Dictyonema obscuratum

Scientific classification
- Kingdom: Fungi
- Division: Basidiomycota
- Class: Agaricomycetes
- Order: Agaricales
- Family: Hygrophoraceae
- Genus: Dictyonema
- Species: D. obscuratum
- Binomial name: Dictyonema obscuratum Lücking, A.A.Spielm. & Marcelli (2013)

= Dictyonema obscuratum =

- Authority: Lücking, A.A.Spielm. & Marcelli (2013)

Species of lichen

Dictyonema obscuratum is a species of basidiolichen in the family Hygrophoraceae.
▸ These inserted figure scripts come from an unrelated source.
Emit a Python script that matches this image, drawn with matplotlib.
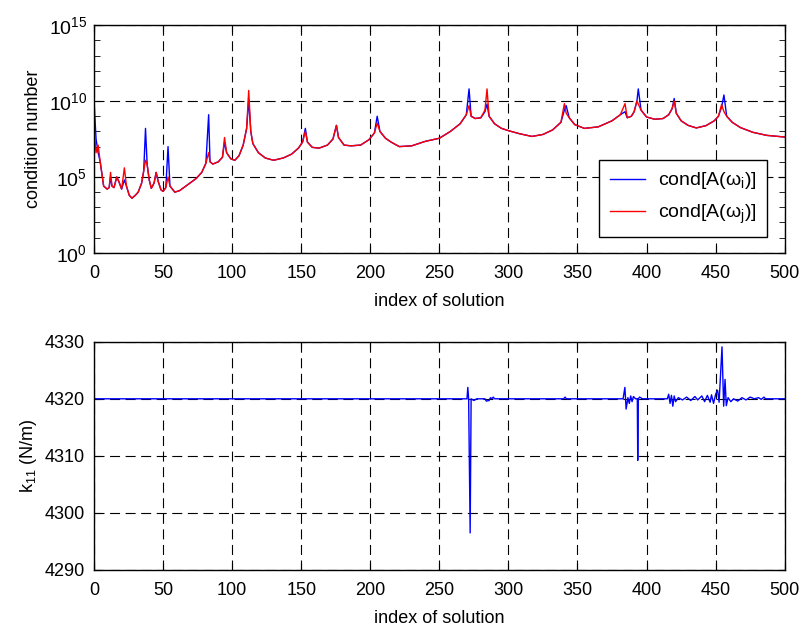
import numpy as np
import matplotlib
matplotlib.use('Agg')
import matplotlib.pyplot as plt
from matplotlib.ticker import NullFormatter

plt.rcParams['font.family'] = ['Liberation Sans', 'DejaVu Sans']
plt.rcParams['mathtext.fontset'] = 'custom'
plt.rcParams['mathtext.rm'] = 'Liberation Sans'
plt.rcParams['mathtext.it'] = 'Liberation Sans:italic'

# condition number: index, log10(cond) for the two series
idx_top = [0, 1.5, 3, 4.5, 7, 9.5, 11, 12, 13, 14.5, 16.5, 18, 20, 22, 23.5, 25.5,
           27.5, 30, 32, 34.5, 36, 37.3, 38.5, 40, 41.5, 43.5, 45, 46.5, 48.5, 50,
           52, 53.6, 55, 58.5, 62, 68, 74, 78, 81, 83, 84, 86, 90, 93, 94.5, 96,
           99, 102, 105, 108, 110.5, 112, 113.5, 115, 119, 124, 130, 137, 143, 148,
           151, 153, 154.5, 158, 163, 169, 173, 175.5, 177, 181, 186, 193, 199, 203,
           205, 207, 211, 215, 221, 230, 240, 250, 258, 265, 269.5, 271.5, 273, 276,
           280, 283, 284.5, 286, 290, 295, 300, 308, 317, 325, 332, 338, 340.5,
           341.8, 344, 348, 355, 365, 375, 381, 384.4, 386, 389, 391, 393, 394, 396,
           400, 406, 412, 416, 418.5, 420, 421.5, 425, 430, 436, 443, 449, 452,
           454.3, 456, 458, 462, 468, 477, 487, 500]
log_cond_i = [10.1, 7.5, 6.6, 6.0, 4.4, 4.2, 4.3, 5.0, 4.4, 4.3, 5.0, 4.7, 4.2, 4.8, 4.4, 3.8,
              3.6, 3.8, 4.0, 4.6, 5.4, 8.2, 5.8, 4.8, 4.25, 4.6, 5.3, 4.7, 4.15, 4.05,
              4.3, 7.0, 4.4, 4.0, 4.1, 4.5, 4.9, 5.3, 5.9, 9.1, 6.0, 5.85, 6.0, 6.3, 7.3, 6.6,
              6.2, 6.1, 6.4, 7.1, 8.2, 10.1, 8.0, 7.2, 6.6, 6.25, 6.1, 6.25, 6.5, 6.9,
              7.3, 8.2, 7.3, 6.95, 6.9, 7.1, 7.5, 8.4, 7.6, 7.1, 7.05, 7.1, 7.45, 7.9,
              9.0, 8.0, 7.55, 7.3, 7.0, 7.05, 7.35, 7.55, 8.0, 8.5, 9.1, 10.8, 9.0, 8.85,
              8.9, 9.3, 9.8, 9.0, 8.5, 8.2, 8.05, 7.85, 7.67, 7.8, 8.1, 8.6, 9.4,
              9.7, 8.9, 8.45, 8.2, 8.3, 8.7, 9.1, 9.3, 8.9, 9.0, 9.3, 10.0, 10.8, 9.4,
              8.95, 8.8, 8.85, 9.1, 9.5, 10.17, 9.2, 8.7, 8.4, 8.23, 8.38, 8.7, 9.0,
              9.6, 10.4, 9.0, 8.6, 8.25, 7.94, 7.74, 7.63]
log_cond_j = [8.2, 6.6, 7.1, 6.0, 4.4, 4.2, 4.3, 5.3, 4.4, 4.3, 5.0, 4.7, 4.2, 5.6, 4.4, 3.8,
              3.6, 3.8, 4.0, 4.6, 5.4, 6.1, 5.8, 4.8, 4.25, 4.6, 5.3, 4.7, 4.15, 4.05,
              4.3, 5.0, 4.4, 4.0, 4.1, 4.5, 4.9, 5.3, 5.9, 6.6, 6.0, 5.85, 6.0, 6.3, 7.6, 6.6,
              6.2, 6.1, 6.4, 7.1, 8.2, 10.7, 8.0, 7.2, 6.6, 6.25, 6.1, 6.25, 6.5, 6.9,
              7.3, 8.0, 7.3, 6.95, 6.9, 7.1, 7.5, 8.4, 7.6, 7.1, 7.05, 7.1, 7.45, 7.9,
              8.55, 8.0, 7.55, 7.3, 7.0, 7.05, 7.35, 7.55, 8.0, 8.5, 9.1, 9.7, 9.0, 8.85,
              8.9, 9.4, 10.8, 9.0, 8.5, 8.2, 8.05, 7.85, 7.67, 7.8, 8.1, 8.6, 9.83,
              9.2, 8.9, 8.45, 8.2, 8.3, 8.7, 9.1, 9.83, 8.9, 9.0, 9.3, 10.0, 9.8, 9.4,
              8.95, 8.8, 8.85, 9.1, 9.5, 10.0, 9.2, 8.7, 8.4, 8.23, 8.38, 8.7, 9.0,
              9.77, 9.3, 9.0, 8.6, 8.25, 7.94, 7.74, 7.63]

# identified stiffness k11
idx_k = [0, 270, 270.6, 271.2, 272.3, 273, 275, 277, 283, 284, 286, 287, 288, 289, 290,
         340, 341, 342, 383, 384.3, 385.2, 386.5, 387.5, 388.5, 389.5, 390.5, 392,
         393.3, 393.6, 394, 395, 397, 415, 416, 417, 418, 419, 420, 421, 423, 426,
         429, 432, 435, 437, 440, 442, 444, 446, 447, 448.5, 450, 451.4, 452.5,
         454.6, 455.8, 456.8, 457.7, 459, 461, 463, 466, 469, 472, 475, 478, 481,
         483, 485, 486, 500]
k11 = [4320, 4320, 4322.0, 4320, 4296.5, 4320, 4319.7, 4320, 4320, 4319.6, 4319.7, 4320.2,
       4320, 4320.3, 4320, 4320, 4320.3, 4320, 4320, 4322, 4318.2, 4320.2, 4319.2,
       4320.5, 4319.5, 4320.4, 4320, 4320, 4309.2, 4320, 4320.3, 4320, 4320, 4320.8,
       4319.2, 4320.6, 4318.7, 4320.5, 4319.5, 4320.2, 4319.8, 4320.3, 4319.7, 4320.4,
       4319.8, 4320.5, 4319.5, 4320.6, 4319.4, 4320.7, 4319.2, 4320.8, 4321.5, 4319.4,
       4329.1, 4318.7, 4323.4, 4318.8, 4320.2, 4319.5, 4320, 4319.6, 4320.2, 4319.8,
       4320.3, 4320, 4320.2, 4319.9, 4320.3, 4320, 4320]

fs = 13
fig = plt.figure(figsize=(8.06, 6.29), dpi=100)
ax1 = fig.add_axes([0.1166, 0.598, 0.857, 0.362])
ax2 = fig.add_axes([0.1166, 0.0938, 0.857, 0.3629])

ax1.semilogy(idx_top, 10.0 ** np.array(log_cond_i), color='b', linewidth=1.0,
             label='cond[A(ω$_\\mathrm{i}$)]')
ax1.semilogy(idx_top, 10.0 ** np.array(log_cond_j), color='r', linewidth=1.0,
             label='cond[A(ω$_\\mathrm{j}$)]')
ax1.set_xlim(0, 500)
ax1.set_ylim(1e0, 1e15)
ax1.set_yticks([1e0, 1e5, 1e10, 1e15])
ax1.set_yticks(10.0 ** np.arange(16), minor=True)
ax1.yaxis.set_minor_formatter(NullFormatter())
ax1.set_xticks(np.arange(0, 501, 50))
ax1.set_ylabel('condition number', fontsize=fs, labelpad=5)
ax1.set_xlabel('index of solution', fontsize=fs, labelpad=8)
leg = ax1.legend(loc='lower right', bbox_to_anchor=(0.975, 0.07), fontsize=14,
                 fancybox=False, edgecolor='black', framealpha=1, handlelength=1.8,
                 handletextpad=0.67, borderpad=0.55, labelspacing=0.6,
                 borderaxespad=0)
leg.get_frame().set_linewidth(1.0)

ax2.plot(idx_k, k11, color='b', linewidth=1.0)
ax2.set_xlim(0, 500)
ax2.set_ylim(4290, 4330)
ax2.set_yticks([4290, 4300, 4310, 4320, 4330])
ax2.set_xticks(np.arange(0, 501, 50))
ax2.set_ylabel('k$_{11}$ (N/m)', fontsize=fs, labelpad=4)
ax2.set_xlabel('index of solution', fontsize=fs, labelpad=8)

for ax in (ax1, ax2):
    ax.grid(True, which='major', color='black', linestyle=(0, (9, 5)), linewidth=0.8)
    ax.tick_params(which='both', direction='in', top=True, right=True, labelsize=fs)
    ax.tick_params(which='major', length=5)
    ax.tick_params(which='minor', length=4)
    ax.tick_params(axis='x', which='major', pad=8.5)
    ax.tick_params(axis='y', which='major', pad=6.5)
    for s in ax.spines.values():
        s.set_linewidth(1.0)
ax1.tick_params(axis='y', which='major', labelsize=14, pad=5)

fig.savefig('out.png', dpi=100)
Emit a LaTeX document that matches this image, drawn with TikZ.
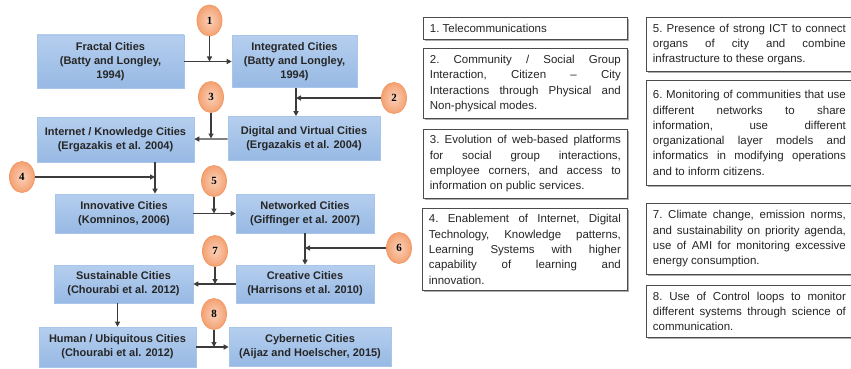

Originally discovered in Brazil and later recorded in Bolivia and Colombia, its cryptic, olive-green thallus sets it apart from similar species like Dictyonema phyllophilum and D. schenckianum.

==Taxonomy==
The species was first described by lichenologists Robert Lücking, Adriano Spielmann, and Marcelo Marcelli. Its species name, obscuratum, reflects the very dark hue of the thallus, which can give the deceptive impression that the lichen is absent at first glance. The holotype of Dictyonema obscuratum was collected by the first author at an altitude of 635 m in Mogi-Guaçu Biological Reserve (São Paulo, Brazil) during a November 2007 expedition.

==Description==
This lichen adheres to tree trunks, forming a compact layer of dark olive-green . Individual patches can reach up to 5 cm across, but they often coalesce to cover larger areas. Underneath this layer is a thin, somewhat indistinct, sordid pale brown .

The thallus, when viewed in cross-section, measures between 200 and 400 μm thick. This thickness is primarily composed of an upper and a lower medulla, forming the hypothallus. The cyanobacterial filaments that make up the photobiont layer are enclosed in a hyphal sheath, connected to loose hyphae towards the medulla. These dark green filaments can reach sizes of 20–25 μm wide and 6–8 μm high, often turning orange-yellow at the tips.

The basidiospores of D. obscuratum are ellipsoid to narrowly drop-shaped, hyaline, and measure 7–9 by 3–4 μm. Thin-layer chromatography did not reveal any substances present in D. obscuratum.

==Similar species==
Dictyonema obscuratum belongs to the complex previously thought to be a single species, Dictyonema sericeum. It stands out from related species like D. phyllophilum and D. schenckianum due to its very dark thallus and its dark green, irregularly arranged fibrils. The cells of the cyanobacterial filaments in D. obscuratum often divide longitudinally, creating a unique appearance. This feature recalls D. moorei, but D. obscuratum lacks distinct separate filaments within a single sheath.

==Habitat and distribution==
At the time of its publication, D. obscuratum had been found exclusively in the Cerrado (Cerrado denso) vegetation of São Paulo, Brazil. It is typically found growing on the corky bark of characteristic Cerrado trees. In 2014, it was recorded from Bolivia, and in 2015 from Colombia.